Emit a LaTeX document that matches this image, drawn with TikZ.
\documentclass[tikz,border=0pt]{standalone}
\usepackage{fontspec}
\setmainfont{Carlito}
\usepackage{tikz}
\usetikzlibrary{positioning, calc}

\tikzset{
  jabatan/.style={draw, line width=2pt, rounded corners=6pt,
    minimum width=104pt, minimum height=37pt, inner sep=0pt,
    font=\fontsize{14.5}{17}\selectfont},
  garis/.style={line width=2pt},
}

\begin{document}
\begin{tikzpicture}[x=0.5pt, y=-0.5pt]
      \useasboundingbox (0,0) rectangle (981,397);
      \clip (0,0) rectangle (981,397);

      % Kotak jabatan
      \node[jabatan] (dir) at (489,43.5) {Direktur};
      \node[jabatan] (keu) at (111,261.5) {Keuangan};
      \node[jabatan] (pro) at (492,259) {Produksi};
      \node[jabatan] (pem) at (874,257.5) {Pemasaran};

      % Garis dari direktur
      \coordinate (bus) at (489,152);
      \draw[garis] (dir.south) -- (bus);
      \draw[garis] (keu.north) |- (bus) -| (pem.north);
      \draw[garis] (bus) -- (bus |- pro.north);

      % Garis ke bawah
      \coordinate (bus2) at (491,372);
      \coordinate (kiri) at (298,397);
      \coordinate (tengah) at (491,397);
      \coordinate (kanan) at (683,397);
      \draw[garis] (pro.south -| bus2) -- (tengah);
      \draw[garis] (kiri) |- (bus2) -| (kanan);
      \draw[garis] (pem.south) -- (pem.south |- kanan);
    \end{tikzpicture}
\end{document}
#####
Write out the data again, exactly and in full.

Emit a LaTeX document that matches this image, drawn with TikZ.
\documentclass[tikz,border=0pt]{standalone}
\usepackage{fontspec}
\setmainfont{Carlito}
\usepackage{tikz}
\usetikzlibrary{positioning, calc}

\tikzset{
  jabatan/.style={draw, line width=2pt, rounded corners=6pt,
    minimum width=104pt, minimum height=37pt, inner sep=0pt,
    font=\fontsize{14.5}{17}\selectfont},
  garis/.style={line width=2pt},
}

\begin{document}
\begin{tikzpicture}[x=0.5pt, y=-0.5pt]
      \useasboundingbox (0,0) rectangle (981,397);
      \clip (0,0) rectangle (981,397);

      % Kotak jabatan
      \node[jabatan] (dir) at (489,43.5) {Direktur};
      \node[jabatan] (keu) at (111,261.5) {Keuangan};
      \node[jabatan] (pro) at (492,259) {Produksi};
      \node[jabatan] (pem) at (874,257.5) {Pemasaran};

      % Garis dari direktur
      \coordinate (bus) at (489,152);
      \draw[garis] (dir.south) -- (bus);
      \draw[garis] (keu.north) |- (bus) -| (pem.north);
      \draw[garis] (bus) -- (bus |- pro.north);

      % Garis ke bawah
      \coordinate (bus2) at (491,372);
      \coordinate (kiri) at (298,397);
      \coordinate (tengah) at (491,397);
      \coordinate (kanan) at (683,397);
      \draw[garis] (pro.south -| bus2) -- (tengah);
      \draw[garis] (kiri) |- (bus2) -| (kanan);
      \draw[garis] (pem.south) -- (pem.south |- kanan);
    \end{tikzpicture}
\end{document}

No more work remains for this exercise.